■ **Written exercise**
All of the listing below must be repeated word for word. Pictures are the only thing to omit.

'''

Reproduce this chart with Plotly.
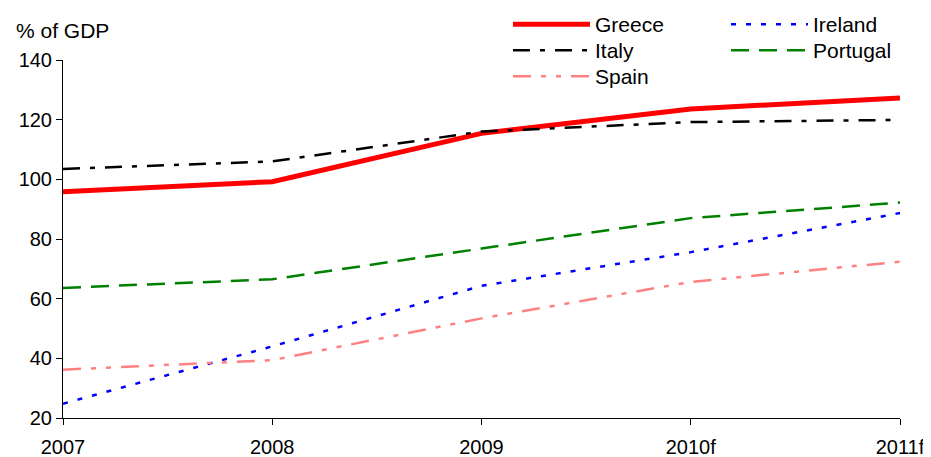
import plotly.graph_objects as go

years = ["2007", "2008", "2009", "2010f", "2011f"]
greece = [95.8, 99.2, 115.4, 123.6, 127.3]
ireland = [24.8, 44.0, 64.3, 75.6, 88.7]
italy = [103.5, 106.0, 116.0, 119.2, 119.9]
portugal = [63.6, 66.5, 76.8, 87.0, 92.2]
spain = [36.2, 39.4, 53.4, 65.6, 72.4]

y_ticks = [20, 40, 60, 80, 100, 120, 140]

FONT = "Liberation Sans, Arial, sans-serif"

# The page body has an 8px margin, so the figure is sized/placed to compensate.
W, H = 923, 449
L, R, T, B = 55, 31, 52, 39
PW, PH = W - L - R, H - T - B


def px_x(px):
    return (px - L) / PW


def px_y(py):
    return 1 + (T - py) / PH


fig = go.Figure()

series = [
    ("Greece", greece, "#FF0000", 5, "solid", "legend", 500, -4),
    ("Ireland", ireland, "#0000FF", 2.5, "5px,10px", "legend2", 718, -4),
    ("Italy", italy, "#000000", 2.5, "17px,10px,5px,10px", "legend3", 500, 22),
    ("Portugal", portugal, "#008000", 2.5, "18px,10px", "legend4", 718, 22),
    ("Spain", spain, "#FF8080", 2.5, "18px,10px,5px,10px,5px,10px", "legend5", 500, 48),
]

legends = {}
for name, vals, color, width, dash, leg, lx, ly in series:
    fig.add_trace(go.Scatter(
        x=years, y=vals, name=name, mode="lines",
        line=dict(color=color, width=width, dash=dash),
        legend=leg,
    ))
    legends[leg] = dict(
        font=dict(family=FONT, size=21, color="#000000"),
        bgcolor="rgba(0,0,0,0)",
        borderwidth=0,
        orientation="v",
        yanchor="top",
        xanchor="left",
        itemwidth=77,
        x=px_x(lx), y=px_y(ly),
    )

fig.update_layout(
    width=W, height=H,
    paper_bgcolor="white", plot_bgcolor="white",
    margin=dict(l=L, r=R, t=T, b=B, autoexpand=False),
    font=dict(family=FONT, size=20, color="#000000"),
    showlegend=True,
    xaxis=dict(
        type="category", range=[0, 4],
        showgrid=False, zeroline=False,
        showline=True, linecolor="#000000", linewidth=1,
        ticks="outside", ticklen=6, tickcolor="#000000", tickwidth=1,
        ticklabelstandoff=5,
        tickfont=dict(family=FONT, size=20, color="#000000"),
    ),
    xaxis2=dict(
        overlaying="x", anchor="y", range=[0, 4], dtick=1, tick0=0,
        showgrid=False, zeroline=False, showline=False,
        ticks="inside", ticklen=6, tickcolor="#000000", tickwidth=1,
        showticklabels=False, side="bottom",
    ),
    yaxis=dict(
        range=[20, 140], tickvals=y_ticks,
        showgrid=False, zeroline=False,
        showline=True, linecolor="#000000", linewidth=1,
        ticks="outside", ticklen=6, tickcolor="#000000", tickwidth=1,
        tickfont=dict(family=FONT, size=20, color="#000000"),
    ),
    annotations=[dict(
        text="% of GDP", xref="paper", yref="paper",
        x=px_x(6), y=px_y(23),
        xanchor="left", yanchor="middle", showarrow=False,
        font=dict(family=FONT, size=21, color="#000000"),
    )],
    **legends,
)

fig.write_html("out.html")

'''

■ **Response for this exercise**
Reproduce this chart with Plotly.
import plotly.graph_objects as go

years = ["2007", "2008", "2009", "2010f", "2011f"]
greece = [95.8, 99.2, 115.4, 123.6, 127.3]
ireland = [24.8, 44.0, 64.3, 75.6, 88.7]
italy = [103.5, 106.0, 116.0, 119.2, 119.9]
portugal = [63.6, 66.5, 76.8, 87.0, 92.2]
spain = [36.2, 39.4, 53.4, 65.6, 72.4]

y_ticks = [20, 40, 60, 80, 100, 120, 140]

FONT = "Liberation Sans, Arial, sans-serif"

# The page body has an 8px margin, so the figure is sized/placed to compensate.
W, H = 923, 449
L, R, T, B = 55, 31, 52, 39
PW, PH = W - L - R, H - T - B


def px_x(px):
    return (px - L) / PW


def px_y(py):
    return 1 + (T - py) / PH


fig = go.Figure()

series = [
    ("Greece", greece, "#FF0000", 5, "solid", "legend", 500, -4),
    ("Ireland", ireland, "#0000FF", 2.5, "5px,10px", "legend2", 718, -4),
    ("Italy", italy, "#000000", 2.5, "17px,10px,5px,10px", "legend3", 500, 22),
    ("Portugal", portugal, "#008000", 2.5, "18px,10px", "legend4", 718, 22),
    ("Spain", spain, "#FF8080", 2.5, "18px,10px,5px,10px,5px,10px", "legend5", 500, 48),
]

legends = {}
for name, vals, color, width, dash, leg, lx, ly in series:
    fig.add_trace(go.Scatter(
        x=years, y=vals, name=name, mode="lines",
        line=dict(color=color, width=width, dash=dash),
        legend=leg,
    ))
    legends[leg] = dict(
        font=dict(family=FONT, size=21, color="#000000"),
        bgcolor="rgba(0,0,0,0)",
        borderwidth=0,
        orientation="v",
        yanchor="top",
        xanchor="left",
        itemwidth=77,
        x=px_x(lx), y=px_y(ly),
    )

fig.update_layout(
    width=W, height=H,
    paper_bgcolor="white", plot_bgcolor="white",
    margin=dict(l=L, r=R, t=T, b=B, autoexpand=False),
    font=dict(family=FONT, size=20, color="#000000"),
    showlegend=True,
    xaxis=dict(
        type="category", range=[0, 4],
        showgrid=False, zeroline=False,
        showline=True, linecolor="#000000", linewidth=1,
        ticks="outside", ticklen=6, tickcolor="#000000", tickwidth=1,
        ticklabelstandoff=5,
        tickfont=dict(family=FONT, size=20, color="#000000"),
    ),
    xaxis2=dict(
        overlaying="x", anchor="y", range=[0, 4], dtick=1, tick0=0,
        showgrid=False, zeroline=False, showline=False,
        ticks="inside", ticklen=6, tickcolor="#000000", tickwidth=1,
        showticklabels=False, side="bottom",
    ),
    yaxis=dict(
        range=[20, 140], tickvals=y_ticks,
        showgrid=False, zeroline=False,
        showline=True, linecolor="#000000", linewidth=1,
        ticks="outside", ticklen=6, tickcolor="#000000", tickwidth=1,
        tickfont=dict(family=FONT, size=20, color="#000000"),
    ),
    annotations=[dict(
        text="% of GDP", xref="paper", yref="paper",
        x=px_x(6), y=px_y(23),
        xanchor="left", yanchor="middle", showarrow=False,
        font=dict(family=FONT, size=21, color="#000000"),
    )],
    **legends,
)

fig.write_html("out.html")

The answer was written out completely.